Besides, a client’s disavowal becomes a pretext for the private staging, and playing out, of games. On this matter Belkhodja acknowledges the legacy of Peter Eisenman—a recent house is centered on a single floating column—while also keeping the aging semiologist at bay. “Our work is process-oriented, but it is not a process as a [series of] steps that [following Eisenman] turn the Dom-Ino diagram into a parallelepiped,” he said. “Also, we don’t like buildings that feel like they’re going to collapse.”

The fact, or legend, that Fala’s process begins and ends with a digital collage has been reported in every article devoted to the studio’s work. Soares doesn’t deny the collage’s easy charm but downplays its generative role. “It’s a production tool that helps us understand our work together,” she said, pointing to another such tool—the wireframe drawing, looking very 1982 (the year TRON hit screens)—that accomplishes the same task. “The wireframe is the completed project only using lines. It communicates the idea for our project, and for us, that comes first. The materiality is a means to an end.”

One such end, all three partners hope, is America. Belkhodja workshops a pitch: “The thing with fakeness has prepared us to build there. An American architecture can never be as real as fake.”

090 (Uneven House), 2019

Collage of an infill house with glass wall and striped clerestory
Uneven House (Courtesy Fala Atelier)
Exterior photograph of a courtyard
…and the real-world result (Ricardo Loureiro)

Up until recently, urban infill and interior renovations have been Fala Atelier’s bread and butter. Which is to say, founders Ahmed Belkhodja, Filipe Magalhães, and Ana Luisa Soares have seen their fair share of challenging, awkward, and disadvantageous sites. On this particular lot, in Porto, Portugal, they were tasked with converting the ground floor and basement of a modest housing block into an apartment. The ground floor terminated in an illegal annex at the back that the trio promptly dismantled and reclaimed as an enclosed garden. They made a wedge between the patio and the building envelope to create an entrance to the lower level. Reflective glass and other sleights of hand give the impression that the rear facade is continuous, rather than split crosswise.
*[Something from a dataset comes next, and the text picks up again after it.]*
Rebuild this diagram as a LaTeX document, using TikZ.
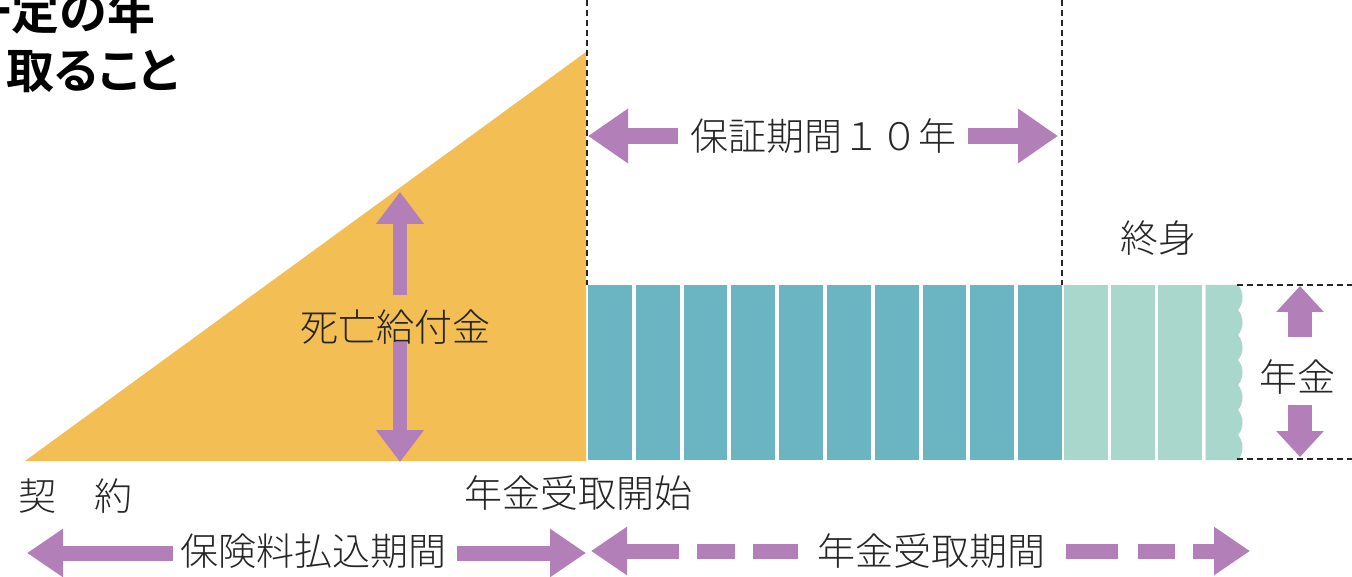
\documentclass[tikz,border=0pt]{standalone}
\usepackage{fontspec}
\newfontfamily\jpl{Noto Sans CJK JP Light}
\newfontfamily\jpb{Noto Sans CJK JP Bold}
\newfontfamily\jpbp{Noto Sans CJK JP Bold}[RawFeature=+palt]
\usetikzlibrary{arrows.meta}
\definecolor{gold}{RGB}{243,190,84}
\definecolor{tealA}{RGB}{106,181,193}
\definecolor{tealB}{RGB}{170,215,203}
\definecolor{purp}{RGB}{178,127,185}
\begin{document}
\begin{tikzpicture}[x=1pt,y=-1pt,
  lbl/.style={inner sep=0pt, font=\jpl\fontsize{38}{40}\selectfont, text=black!85},
  headline/.style={inner sep=0pt, anchor=base west, font=\jpb\fontsize{48}{50}\selectfont},
  guide/.style={draw=black!85, line width=1.3pt, dash pattern=on 6pt off 4pt},
  harrow/.style={draw=purp, line width=16pt, line cap=butt, -{Triangle[width=52pt,length=40pt]}},
  barrow/.style={draw=purp, line width=15pt, line cap=butt, -{Triangle[width=46pt,length=36pt]}},
  bdash/.style={draw=purp, line width=15pt, line cap=butt},
  varrow/.style={draw=purp, line width=14pt, line cap=butt, -{Triangle[width=46pt,length=32pt]}},
  rarrow/.style={draw=purp, line width=24pt, line cap=butt, -{Triangle[width=46pt,length=26pt]}}]
\useasboundingbox (0,0) rectangle (1352,577);
\fill[white] (0,0) rectangle (1352,577);

% headline (cut off at the picture's edge, as in the source)
\node[headline] (head1) at (-37,30) {一定の年};
\node[headline, font=\jpbp\fontsize{48}{50}\selectfont] (head2) at (6,89) {取ること};

% death benefit triangle
\fill[gold] (25,461) -- (586,52) -- (586,461) -- cycle;

% annuity bars
\foreach \i in {0,...,9} \fill[tealA] ({588+47.8*\i},285) rectangle ++(43.8,175);
\foreach \i in {0,1,2} \fill[tealB] ({1064+47.2*\i},285) rectangle ++(43.5,175);
\fill[tealB] (1205.6,285) -- (1238,285)
  \foreach \k in {0,...,6}{ .. controls (1244,{285+25*\k+7}) and (1244,{285+25*\k+18}) .. (1238,{285+25*(\k+1)}) }
  -- (1205.6,460) -- cycle;

% guide lines
\coordinate (vt1) at (587,0);   \coordinate (vb1) at (587,285);
\coordinate (vt2) at (1062,0);  \coordinate (vb2) at (1062,285);
\coordinate (ht1) at (1237,285); \coordinate (ht2) at (1352,285);
\coordinate (hb1) at (1237,459); \coordinate (hb2) at (1352,459);
\draw[guide] (vt1) -- (vb1);
\draw[guide] (vt2) -- (vb2);
\draw[guide] (ht1) -- (ht2);
\draw[guide] (hb1) -- (hb2);

% guarantee period
\node[lbl] (hosho) at (823,136) {保証期間１０年};
\coordinate (hL) at (588,136);  \coordinate (hLs) at (678,136);
\coordinate (hR) at (1058,136); \coordinate (hRs) at (968,136);
\draw[harrow] (hLs) -- (hL);
\draw[harrow] (hRs) -- (hR);

% death benefit
\node[lbl] (shibo) at (395,327) {死亡給付金};
\coordinate (sU) at (400,192); \coordinate (sUs) at (400,295);
\coordinate (sD) at (400,462); \coordinate (sDs) at (400,342);
\draw[varrow] (sUs) -- (sU);
\draw[varrow] (sDs) -- (sD);

% lifetime / annuity
\node[lbl] (shushin) at (1158,238) {終身};
\node[lbl] (nenkin) at (1297,377) {年金};
\coordinate (nU) at (1300,286); \coordinate (nUs) at (1300,337);
\coordinate (nD) at (1300,457); \coordinate (nDs) at (1300,405);
\draw[rarrow] (nUs) -- (nU);
\draw[rarrow] (nDs) -- (nD);

% bottom labels
\node[lbl] (keiyaku) at (76,496) {契　約};
\node[lbl] (kaishi) at (578,493) {年金受取開始};

% premium payment period
\node[lbl] (haraikomi) at (313,551) {保険料払込期間};
\coordinate (pL) at (27,553);  \coordinate (pLs) at (173,553);
\coordinate (pR) at (586,553); \coordinate (pRs) at (457,553);
\draw[barrow] (pLs) -- (pL);
\draw[barrow] (pRs) -- (pR);

% annuity receiving period
\node[lbl] (uketori) at (931,551) {年金受取期間};
\coordinate (aL) at (591,551);  \coordinate (aLs) at (679,551);
\coordinate (aR) at (1250,551); \coordinate (aRs) at (1193,551);
\draw[barrow] (aLs) -- (aL);
\coordinate (d1a) at (697,551); \coordinate (d1b) at (735,551);
\coordinate (d2a) at (753,551); \coordinate (d2b) at (798,551);
\coordinate (d3a) at (1066,551); \coordinate (d3b) at (1118,551);
\coordinate (d4a) at (1138,551); \coordinate (d4b) at (1175,551);
\draw[bdash] (d1a) -- (d1b);
\draw[bdash] (d2a) -- (d2b);
\draw[bdash] (d3a) -- (d3b);
\draw[bdash] (d4a) -- (d4b);
\draw[barrow] (aRs) -- (aR);
\end{tikzpicture}
\end{document}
079 (Suspended House), 2020

Collage of a colorful tower from Fala Atelier against a squat cityscape
Suspended House (Courtesy Fala Atelier)
Exterior of a tower decked out with red and green sun shades
(Courtesy Fala Atelier)

Like many of Fala’s projects, the Suspended House in Porto (the studio’s home base) began as an inventory of quotidian programmatic needs. “Many times, the client will give us an Excel sheet, and that was the case here,” said Magalhães. The house volume—narrow to a fault—had been predetermined by the municipal code, while the client made it clear that as little imagination should be paid to the interior organization as possible. “He said to us, ‘I don’t want architecture,’” Magalhães recalled. Thus commenced a game of subterfuge, with the designers dividing the four floors of the home into quadrants anchored by a central column. Of course, this single visible support is anchored from the top-down, never touching the ground-floor slab. “It makes it very clear that that column, that totem—and not the house—is indeed the project,” Magalhães explained.
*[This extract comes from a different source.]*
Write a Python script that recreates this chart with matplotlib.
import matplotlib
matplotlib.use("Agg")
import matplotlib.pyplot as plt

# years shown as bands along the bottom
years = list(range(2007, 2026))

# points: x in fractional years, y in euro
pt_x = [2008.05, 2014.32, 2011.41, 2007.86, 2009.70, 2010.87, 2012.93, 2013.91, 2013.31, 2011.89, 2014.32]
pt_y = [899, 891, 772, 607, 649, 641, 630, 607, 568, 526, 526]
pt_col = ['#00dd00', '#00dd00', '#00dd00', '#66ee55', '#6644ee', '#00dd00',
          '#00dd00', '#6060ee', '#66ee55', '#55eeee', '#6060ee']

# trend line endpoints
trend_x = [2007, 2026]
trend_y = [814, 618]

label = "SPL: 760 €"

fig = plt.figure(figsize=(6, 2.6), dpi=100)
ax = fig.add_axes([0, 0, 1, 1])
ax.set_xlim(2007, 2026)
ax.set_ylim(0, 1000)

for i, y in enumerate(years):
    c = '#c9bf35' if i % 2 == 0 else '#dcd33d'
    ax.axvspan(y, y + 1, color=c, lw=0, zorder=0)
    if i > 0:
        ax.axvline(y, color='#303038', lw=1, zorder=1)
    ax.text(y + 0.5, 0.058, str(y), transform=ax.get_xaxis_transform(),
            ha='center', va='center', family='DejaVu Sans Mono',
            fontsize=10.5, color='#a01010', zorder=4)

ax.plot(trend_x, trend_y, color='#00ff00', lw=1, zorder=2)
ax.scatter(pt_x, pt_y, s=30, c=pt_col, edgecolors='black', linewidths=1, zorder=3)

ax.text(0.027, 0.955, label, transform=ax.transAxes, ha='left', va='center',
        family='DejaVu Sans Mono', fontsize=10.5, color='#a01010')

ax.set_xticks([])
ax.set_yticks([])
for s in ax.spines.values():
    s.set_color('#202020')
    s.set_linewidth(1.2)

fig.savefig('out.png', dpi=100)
082 (Warehouse Freixo), expected in 2021

Interior collage rendering of a warehouse with exposed timber trusses
Warehouse Freixo (Courtesy Fala Atelier)
Interior collage rendering of a warehouse with exposed timber trusses, looking toward an open door
Warehouse Freixo (Courtesy Fala Atelier)

An open-ended program can be a double-edged sword for an architect, as this conversion project proved. A trusted client of Fala’s approached the studio to convert an old warehouse into a large house, granting the trio carte blanche and asking only for a small bedroom and private bath at the rear in return. “We had a lot of architectural fun solving the banal practicalities of the project within an insanely big project,” Magalhães remembered. “But it’s essentially just a living room,” Belkhodja chimed in, “probably the largest one you’ll find [aside from] old royal palaces.”
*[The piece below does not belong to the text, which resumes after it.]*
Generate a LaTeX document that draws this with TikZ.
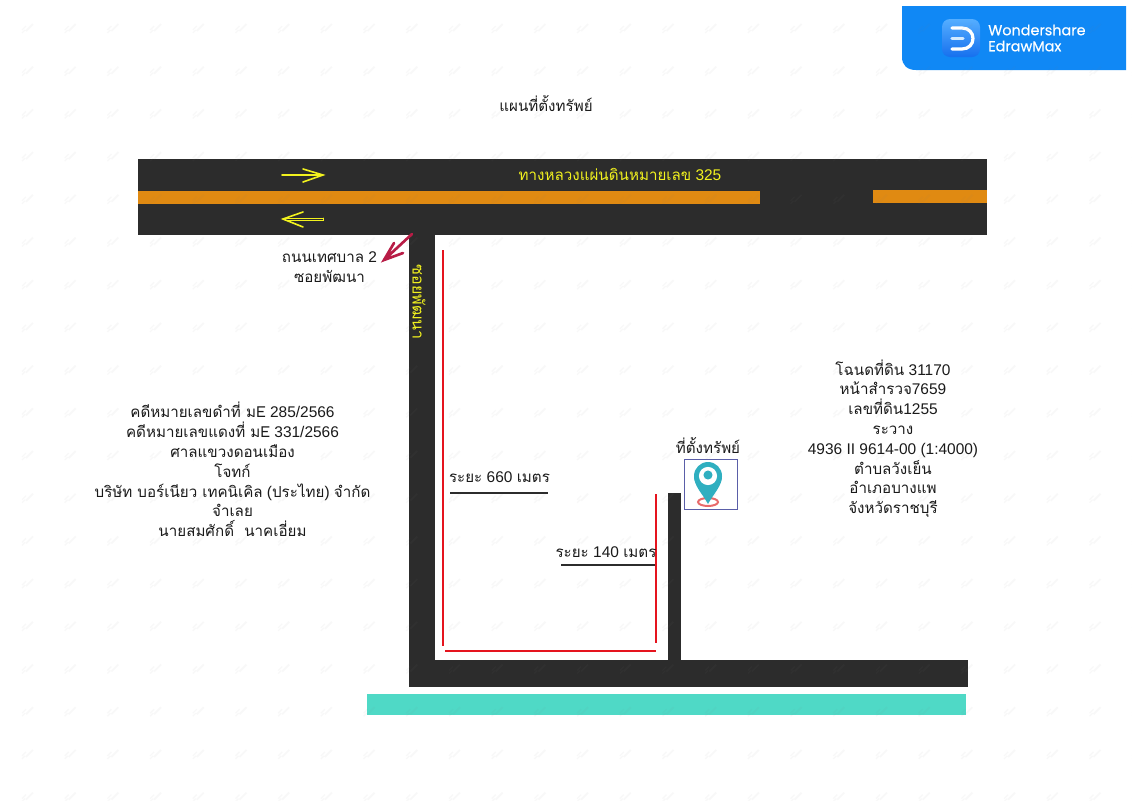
\documentclass[tikz,border=0pt]{standalone}
\usepackage{fontspec}
\setmainfont{Liberation Sans}
\newfontfamily\thaifont[Script=Thai,Scale=0.98]{Loma}
\newfontfamily\logofont[FakeBold=0.4]{Poppins}
\newcommand{\T}[1]{{\thaifont #1}}
\definecolor{roaddark}{HTML}{2C2C2C}
\definecolor{roadorange}{HTML}{E08A12}
\definecolor{teal1}{HTML}{4FD9C6}
\definecolor{redline}{HTML}{E5141E}
\definecolor{crim}{HTML}{B81C46}
\definecolor{yel}{HTML}{F2F21E}
\definecolor{pinteal}{HTML}{2FAFC0}
\definecolor{pinred}{HTML}{E86A6A}
\definecolor{boxblue}{HTML}{5A5EA8}
\definecolor{logoblue}{HTML}{1088F5}
\definecolor{icontop}{HTML}{55AEFF}
\definecolor{iconbot}{HTML}{1670EE}
\definecolor{inktext}{HTML}{1A1A1A}
\tikzset{
  road/.style={fill=roaddark},
  lane/.style={fill=roadorange},
  redmark/.style={draw=redline,line width=1.5pt},
  underl/.style={draw=roaddark,line width=.8pt},
  yarrow/.style={draw=yel,line width=1.2pt,line cap=round},
  txt/.style={align=center,inner sep=0pt,font=\fontsize{11.6}{14.85}\selectfont,text=inktext},
}
\begin{document}
\begin{tikzpicture}[x=.75pt,y=-.75pt]
\useasboundingbox (0,0) rectangle (1132,800);
\fill[white] (0,0) rectangle (1132,800);
% roads
\fill[road] (138,159) rectangle (987,235);
\fill[road] (409,235) rectangle (435,687);
\fill[road] (409,660) rectangle (968,687);
\fill[road] (668,493) rectangle (681,660);
\fill[lane] (138,191) rectangle (760,204);
\fill[lane] (873,190) rectangle (987,203);
\fill[teal1] (367,694) rectangle (966,715);
% red measure lines
\draw[redmark] (443,250) -- (443,646);
\draw[redmark] (445,651) -- (656,651);
\draw[redmark] (656,494) -- (656,643);
\draw[underl] (450,493) -- (548,493);
\draw[underl] (561,565) -- (655,565);
% yellow arrows
\draw[yarrow] (282,175) -- (323,175) (303,169) -- (323,175) -- (303,182);
\draw[yarrow,line width=.7pt] (323,218) -- (285,218) (285,220.5) -- (323,220.5) -- (323,218);
\draw[yarrow] (303,212) -- (283,219) -- (303,227);
% red arrow
\coordinate (ra) at (412,234);
\coordinate (rb) at (384,260);
\draw[crim,line width=2pt,line cap=round] (ra) -- (rb) (394,243) -- (rb) -- (403,253);
% labels
\node[txt] (title) at (546,103.5) {\T{แผนที่ตั้งทรัพย์}};
\node[txt,text=yel] (hw) at (620,174.5) {\T{ทางหลวงแผ่นดินหมายเลข} 325};
\node[txt] (soi) at (329.5,267.5) {\T{ถนนเทศบาล} 2\\\T{ซอยพัฒนา}};
\node[txt,text=yel,rotate=-90,font=\fontsize{12.3}{15}\selectfont] (soiv) at (419,302) {\T{ซอยพัฒนา}};
\node[txt] (left) at (232.5,469.5) {\T{คดีหมายเลขดำที่ มE} 285/2566\\\T{คดีหมายเลขแดงที่ มE} 331/2566\\\T{ศาลแขวงดอนเมือง}\\\T{โจทก์}\\\T{บริษัท บอร์เนียว เทคนิเคิล} (\T{ประไทย}) \T{จำกัด}\\\T{จำเลย}\\\T{นายสมศักดิ์\ \ นาคเอี่ยม}};
\node[txt] (right) at (893,438.5) {\T{โฉนดที่ดิน} 31170\\\T{หน้าสำรวจ}7659\\\T{เลขที่ดิน}1255\\\T{ระวาง}\\4936 II 9614-00 (1:4000)\\\T{ตำบลวังเย็น}\\\T{อำเภอบางแพ}\\\T{จังหวัดราชบุรี}};
\node[txt] (d660) at (499.5,477) {\T{ระยะ} 660 \T{เมตร}};
\node[txt] (d140) at (606,552) {\T{ระยะ} 140 \T{เมตร}};
\node[txt] (loc) at (708,445) {\T{ที่ตั้งทรัพย์}};
% pin
\draw[boxblue,line width=.7pt] (684,459) rectangle (737,509);
\draw[pinred,line width=1.5pt,fill=white] (708,502) ellipse [x radius=7.5pt,y radius=3pt];
\fill[pinteal] (708,504) .. controls (702,493) and (694,486) .. (694,476) -- (722,476) .. controls (722,486) and (714,493) .. (708,504) -- cycle;
\fill[pinteal] (708,476) circle (10.5pt);
\fill[white] (708,476) circle (6.8pt);
\fill[pinteal] (708,475) circle (3.4pt);
% logo
\fill[logoblue] (902,6) -- (1126,6) -- (1126,70) -- (916,70) .. controls (907,70) and (902,65) .. (902,57) -- cycle;
\shade[top color=icontop,bottom color=iconbot,rounded corners=6pt] (942,19) rectangle (980,57);
\draw[white,line width=2.4pt,line cap=round] (952,28) -- (962,28) .. controls (969,28) and (973,33) .. (973,38.5) .. controls (973,44) and (969,49) .. (962,49) -- (952,49);
\draw[white!75!icontop,line width=2.4pt,line cap=round] (952,38.5) -- (963,38.5);
\node[anchor=west,inner sep=0pt,text=white,font=\logofont\fontsize{10.8}{12}\selectfont,align=left] (lg) at (988,38) {Wondershare\\EdrawMax};
% watermark
\foreach \i in {0,...,26}{\foreach \j in {0,...,18}{
  \begin{scope}[shift={(28+42.7*\i,28+42.7*\j)}]
    \draw[gray,opacity=.05,line width=1.4pt] (-2,3) -- (5,-4);
    \draw[gray,opacity=.05,line width=1pt] (-6,2) -- (-2,-2) (-6,5) -- (-3,2);
  \end{scope}}}
\end{tikzpicture}
\end{document}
101 (Houses of Cards), expected in 2021

Exterior of a long white building designed by fala atelier with tessellating facade
(Courtesy Fala Atelier)

Artifice is a recurring motif in Fala’s vast portfolio. As a case in point, “these are five row houses pretending to be one building,” said Soares. Set in pastoral environs on the edge of Tuias, a suburb east of Porto, this residential project comprises repeating modules straightforwardly strung together. Much, if not all, of the design is pushed to the envelope, which betrays the influence of Memphis and Miami Vice. “The shape of the building is the maximum volume [allotted] for the site. Clients say they want the maximum volume but not a box,” she said, laughing.